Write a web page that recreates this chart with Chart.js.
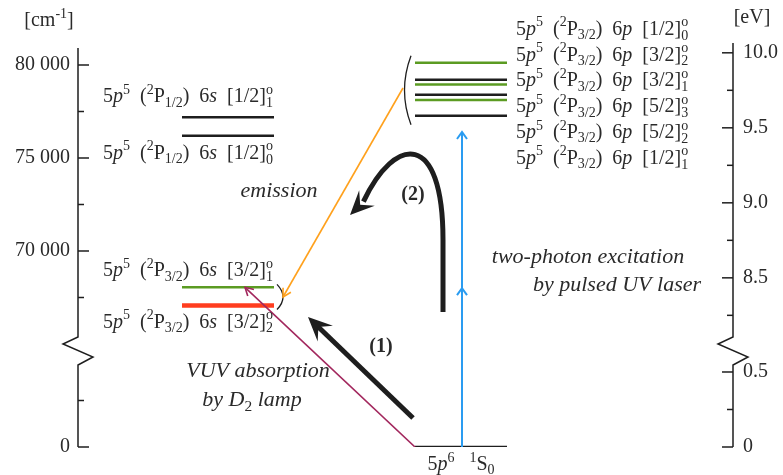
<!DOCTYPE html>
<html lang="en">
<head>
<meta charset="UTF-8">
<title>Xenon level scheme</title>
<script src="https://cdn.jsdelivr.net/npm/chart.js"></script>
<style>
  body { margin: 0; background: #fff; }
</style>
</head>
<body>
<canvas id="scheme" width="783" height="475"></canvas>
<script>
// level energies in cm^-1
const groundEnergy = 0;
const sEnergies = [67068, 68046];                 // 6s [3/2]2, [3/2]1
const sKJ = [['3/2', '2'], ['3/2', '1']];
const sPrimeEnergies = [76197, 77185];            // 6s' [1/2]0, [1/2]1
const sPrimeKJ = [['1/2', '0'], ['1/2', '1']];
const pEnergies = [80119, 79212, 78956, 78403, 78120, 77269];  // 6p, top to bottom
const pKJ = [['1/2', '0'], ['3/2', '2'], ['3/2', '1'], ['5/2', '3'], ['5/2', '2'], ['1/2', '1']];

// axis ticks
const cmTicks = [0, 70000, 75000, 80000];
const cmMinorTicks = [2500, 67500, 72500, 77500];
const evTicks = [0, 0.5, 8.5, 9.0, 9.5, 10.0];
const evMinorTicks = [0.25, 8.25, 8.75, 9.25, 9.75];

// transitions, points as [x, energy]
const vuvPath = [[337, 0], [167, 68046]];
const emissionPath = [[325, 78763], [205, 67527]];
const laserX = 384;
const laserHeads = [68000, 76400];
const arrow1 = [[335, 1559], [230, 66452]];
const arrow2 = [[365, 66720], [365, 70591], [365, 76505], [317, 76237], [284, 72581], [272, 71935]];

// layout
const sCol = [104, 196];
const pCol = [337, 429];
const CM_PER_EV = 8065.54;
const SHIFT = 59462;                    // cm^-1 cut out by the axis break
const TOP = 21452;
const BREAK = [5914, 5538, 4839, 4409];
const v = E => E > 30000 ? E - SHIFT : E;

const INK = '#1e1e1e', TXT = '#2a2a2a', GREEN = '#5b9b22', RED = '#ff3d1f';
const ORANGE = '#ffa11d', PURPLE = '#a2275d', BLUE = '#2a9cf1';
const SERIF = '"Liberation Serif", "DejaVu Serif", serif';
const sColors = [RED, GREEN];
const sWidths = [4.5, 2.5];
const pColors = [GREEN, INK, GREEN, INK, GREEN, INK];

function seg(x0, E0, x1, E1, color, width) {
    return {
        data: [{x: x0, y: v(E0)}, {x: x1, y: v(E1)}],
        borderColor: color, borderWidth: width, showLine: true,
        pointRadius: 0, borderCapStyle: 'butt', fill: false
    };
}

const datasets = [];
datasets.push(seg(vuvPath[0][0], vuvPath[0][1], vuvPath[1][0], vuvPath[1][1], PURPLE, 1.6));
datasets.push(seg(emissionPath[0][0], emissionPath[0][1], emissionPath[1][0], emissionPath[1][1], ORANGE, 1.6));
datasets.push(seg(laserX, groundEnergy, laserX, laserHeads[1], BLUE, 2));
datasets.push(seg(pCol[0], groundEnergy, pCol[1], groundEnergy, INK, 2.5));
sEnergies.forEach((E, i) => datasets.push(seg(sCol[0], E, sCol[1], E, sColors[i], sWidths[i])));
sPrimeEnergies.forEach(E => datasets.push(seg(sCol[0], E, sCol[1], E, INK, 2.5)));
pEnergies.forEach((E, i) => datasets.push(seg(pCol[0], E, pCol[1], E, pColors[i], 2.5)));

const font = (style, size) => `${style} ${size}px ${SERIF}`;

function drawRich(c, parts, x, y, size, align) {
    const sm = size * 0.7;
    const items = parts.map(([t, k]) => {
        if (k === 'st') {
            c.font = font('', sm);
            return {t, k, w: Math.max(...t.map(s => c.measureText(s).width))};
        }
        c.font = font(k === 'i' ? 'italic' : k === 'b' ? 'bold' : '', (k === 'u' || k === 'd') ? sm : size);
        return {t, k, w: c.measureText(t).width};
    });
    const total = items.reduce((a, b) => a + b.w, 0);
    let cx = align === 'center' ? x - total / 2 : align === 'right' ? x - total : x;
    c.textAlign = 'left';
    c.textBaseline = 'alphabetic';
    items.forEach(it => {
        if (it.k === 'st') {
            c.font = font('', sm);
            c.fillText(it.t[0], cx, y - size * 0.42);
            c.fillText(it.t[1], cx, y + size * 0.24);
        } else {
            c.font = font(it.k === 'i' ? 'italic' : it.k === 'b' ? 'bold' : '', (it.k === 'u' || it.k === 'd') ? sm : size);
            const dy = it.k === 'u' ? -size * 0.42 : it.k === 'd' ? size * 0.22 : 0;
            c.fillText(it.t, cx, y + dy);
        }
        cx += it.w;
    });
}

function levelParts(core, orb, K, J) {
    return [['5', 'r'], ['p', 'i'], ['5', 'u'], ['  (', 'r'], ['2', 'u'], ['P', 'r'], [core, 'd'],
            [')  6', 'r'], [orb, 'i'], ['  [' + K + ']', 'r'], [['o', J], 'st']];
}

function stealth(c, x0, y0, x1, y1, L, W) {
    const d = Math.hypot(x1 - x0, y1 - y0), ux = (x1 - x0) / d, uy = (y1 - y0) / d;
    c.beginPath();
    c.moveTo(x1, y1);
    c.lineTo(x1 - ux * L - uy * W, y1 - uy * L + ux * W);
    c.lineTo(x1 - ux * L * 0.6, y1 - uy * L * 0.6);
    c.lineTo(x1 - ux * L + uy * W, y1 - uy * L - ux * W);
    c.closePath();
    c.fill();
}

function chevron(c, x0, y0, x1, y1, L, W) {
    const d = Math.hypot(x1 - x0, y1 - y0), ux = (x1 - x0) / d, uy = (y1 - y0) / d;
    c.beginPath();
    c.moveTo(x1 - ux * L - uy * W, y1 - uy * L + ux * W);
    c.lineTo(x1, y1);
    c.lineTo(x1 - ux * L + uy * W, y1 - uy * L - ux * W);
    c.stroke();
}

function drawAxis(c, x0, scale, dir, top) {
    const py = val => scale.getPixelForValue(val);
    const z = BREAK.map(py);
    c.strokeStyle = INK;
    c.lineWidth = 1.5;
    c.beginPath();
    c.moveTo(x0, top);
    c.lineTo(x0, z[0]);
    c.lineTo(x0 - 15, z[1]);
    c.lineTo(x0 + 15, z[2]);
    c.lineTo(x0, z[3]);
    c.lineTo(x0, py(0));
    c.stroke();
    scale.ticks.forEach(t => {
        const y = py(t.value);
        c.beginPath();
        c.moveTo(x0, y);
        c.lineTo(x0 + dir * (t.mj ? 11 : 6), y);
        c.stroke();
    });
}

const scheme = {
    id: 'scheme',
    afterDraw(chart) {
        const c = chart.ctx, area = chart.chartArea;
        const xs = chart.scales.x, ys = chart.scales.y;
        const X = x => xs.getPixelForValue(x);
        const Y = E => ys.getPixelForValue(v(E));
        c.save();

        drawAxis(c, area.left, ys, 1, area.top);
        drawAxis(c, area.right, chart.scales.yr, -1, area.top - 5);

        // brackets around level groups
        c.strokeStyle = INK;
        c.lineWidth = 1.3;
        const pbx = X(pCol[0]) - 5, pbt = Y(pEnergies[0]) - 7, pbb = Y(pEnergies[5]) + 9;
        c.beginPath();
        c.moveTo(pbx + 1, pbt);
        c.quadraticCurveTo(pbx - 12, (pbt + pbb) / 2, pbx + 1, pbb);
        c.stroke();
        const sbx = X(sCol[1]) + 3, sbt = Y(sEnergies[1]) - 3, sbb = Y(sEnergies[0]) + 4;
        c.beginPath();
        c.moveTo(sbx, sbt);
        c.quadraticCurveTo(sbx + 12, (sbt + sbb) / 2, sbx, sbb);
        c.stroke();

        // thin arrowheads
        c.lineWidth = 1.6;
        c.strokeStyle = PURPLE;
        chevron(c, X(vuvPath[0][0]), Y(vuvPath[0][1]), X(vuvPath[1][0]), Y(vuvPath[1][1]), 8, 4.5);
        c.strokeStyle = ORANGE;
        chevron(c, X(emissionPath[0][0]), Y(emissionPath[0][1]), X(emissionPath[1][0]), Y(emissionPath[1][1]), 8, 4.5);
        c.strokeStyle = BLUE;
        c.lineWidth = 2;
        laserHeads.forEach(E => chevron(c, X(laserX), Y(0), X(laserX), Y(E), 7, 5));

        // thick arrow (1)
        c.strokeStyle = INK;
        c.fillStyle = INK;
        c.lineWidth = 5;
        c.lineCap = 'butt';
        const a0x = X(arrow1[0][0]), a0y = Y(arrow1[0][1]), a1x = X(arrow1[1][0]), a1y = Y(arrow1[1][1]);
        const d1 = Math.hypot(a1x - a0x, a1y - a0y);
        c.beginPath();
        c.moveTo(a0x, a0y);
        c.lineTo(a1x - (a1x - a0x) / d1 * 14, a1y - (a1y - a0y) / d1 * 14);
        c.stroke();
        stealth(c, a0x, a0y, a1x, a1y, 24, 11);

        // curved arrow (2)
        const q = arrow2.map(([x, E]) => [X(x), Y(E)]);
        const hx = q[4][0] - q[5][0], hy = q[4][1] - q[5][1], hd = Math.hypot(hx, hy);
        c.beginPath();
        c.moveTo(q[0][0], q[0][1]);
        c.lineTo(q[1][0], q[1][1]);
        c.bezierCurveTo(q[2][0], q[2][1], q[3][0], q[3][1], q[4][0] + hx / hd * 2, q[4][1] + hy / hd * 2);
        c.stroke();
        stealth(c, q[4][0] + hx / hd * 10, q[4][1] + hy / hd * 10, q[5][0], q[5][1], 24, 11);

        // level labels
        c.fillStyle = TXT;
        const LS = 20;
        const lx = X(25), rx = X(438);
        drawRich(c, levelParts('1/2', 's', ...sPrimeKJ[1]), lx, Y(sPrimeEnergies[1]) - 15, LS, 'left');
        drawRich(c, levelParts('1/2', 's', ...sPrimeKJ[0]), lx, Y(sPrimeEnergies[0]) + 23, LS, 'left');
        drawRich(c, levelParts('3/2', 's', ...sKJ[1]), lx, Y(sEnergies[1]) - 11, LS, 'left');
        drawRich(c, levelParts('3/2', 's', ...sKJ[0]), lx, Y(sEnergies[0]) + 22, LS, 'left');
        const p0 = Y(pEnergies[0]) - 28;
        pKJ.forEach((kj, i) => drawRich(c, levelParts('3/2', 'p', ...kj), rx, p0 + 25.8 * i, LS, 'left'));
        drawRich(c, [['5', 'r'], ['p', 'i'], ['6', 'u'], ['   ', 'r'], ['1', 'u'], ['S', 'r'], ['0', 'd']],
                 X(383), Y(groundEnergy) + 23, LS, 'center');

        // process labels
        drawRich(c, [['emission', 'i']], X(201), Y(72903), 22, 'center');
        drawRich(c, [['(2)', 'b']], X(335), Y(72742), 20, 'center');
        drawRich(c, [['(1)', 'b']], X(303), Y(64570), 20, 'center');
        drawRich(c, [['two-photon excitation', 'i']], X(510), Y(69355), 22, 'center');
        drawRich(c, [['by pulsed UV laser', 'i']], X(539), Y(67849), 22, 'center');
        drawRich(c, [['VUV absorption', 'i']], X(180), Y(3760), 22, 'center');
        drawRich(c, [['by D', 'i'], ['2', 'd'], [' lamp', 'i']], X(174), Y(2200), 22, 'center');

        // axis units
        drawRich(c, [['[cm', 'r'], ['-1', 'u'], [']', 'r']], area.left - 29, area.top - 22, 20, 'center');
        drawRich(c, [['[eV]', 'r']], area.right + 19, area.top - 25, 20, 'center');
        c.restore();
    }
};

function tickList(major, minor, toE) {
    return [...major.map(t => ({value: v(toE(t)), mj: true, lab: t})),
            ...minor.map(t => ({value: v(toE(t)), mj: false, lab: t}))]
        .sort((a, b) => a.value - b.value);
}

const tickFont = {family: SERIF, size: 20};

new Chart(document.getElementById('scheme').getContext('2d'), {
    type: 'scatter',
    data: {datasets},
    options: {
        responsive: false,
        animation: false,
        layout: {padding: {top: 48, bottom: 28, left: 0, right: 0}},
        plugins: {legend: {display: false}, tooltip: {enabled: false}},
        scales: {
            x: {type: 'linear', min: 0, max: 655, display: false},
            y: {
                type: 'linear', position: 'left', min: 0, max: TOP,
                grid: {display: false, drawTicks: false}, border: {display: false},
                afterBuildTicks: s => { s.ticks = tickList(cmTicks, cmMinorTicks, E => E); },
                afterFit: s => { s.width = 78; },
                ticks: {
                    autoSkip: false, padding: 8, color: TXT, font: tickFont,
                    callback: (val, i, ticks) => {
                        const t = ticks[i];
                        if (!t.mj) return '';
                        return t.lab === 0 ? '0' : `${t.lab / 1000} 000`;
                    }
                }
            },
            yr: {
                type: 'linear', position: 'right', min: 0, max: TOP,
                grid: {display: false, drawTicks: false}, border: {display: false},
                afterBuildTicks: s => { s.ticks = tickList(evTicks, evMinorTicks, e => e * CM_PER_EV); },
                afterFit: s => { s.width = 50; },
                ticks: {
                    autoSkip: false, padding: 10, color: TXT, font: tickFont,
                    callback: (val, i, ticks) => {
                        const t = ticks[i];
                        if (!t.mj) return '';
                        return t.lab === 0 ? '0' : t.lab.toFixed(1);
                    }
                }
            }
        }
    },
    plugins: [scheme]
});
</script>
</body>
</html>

◇ ◇ ◇

## The problem
Your task is to restate word for word the lines from the top of the data to the line containing "const evMinorTicks = [0.25, 8.25, 8.75, 9.25, 9.75];", both ends included, with every picture left out.

## Completed exercise
Write a web page that recreates this chart with Chart.js.
<!DOCTYPE html>
<html lang="en">
<head>
<meta charset="UTF-8">
<title>Xenon level scheme</title>
<script src="https://cdn.jsdelivr.net/npm/chart.js"></script>
<style>
  body { margin: 0; background: #fff; }
</style>
</head>
<body>
<canvas id="scheme" width="783" height="475"></canvas>
<script>
// level energies in cm^-1
const groundEnergy = 0;
const sEnergies = [67068, 68046];                 // 6s [3/2]2, [3/2]1
const sKJ = [['3/2', '2'], ['3/2', '1']];
const sPrimeEnergies = [76197, 77185];            // 6s' [1/2]0, [1/2]1
const sPrimeKJ = [['1/2', '0'], ['1/2', '1']];
const pEnergies = [80119, 79212, 78956, 78403, 78120, 77269];  // 6p, top to bottom
const pKJ = [['1/2', '0'], ['3/2', '2'], ['3/2', '1'], ['5/2', '3'], ['5/2', '2'], ['1/2', '1']];

// axis ticks
const cmTicks = [0, 70000, 75000, 80000];
const cmMinorTicks = [2500, 67500, 72500, 77500];
const evTicks = [0, 0.5, 8.5, 9.0, 9.5, 10.0];
const evMinorTicks = [0.25, 8.25, 8.75, 9.25, 9.75];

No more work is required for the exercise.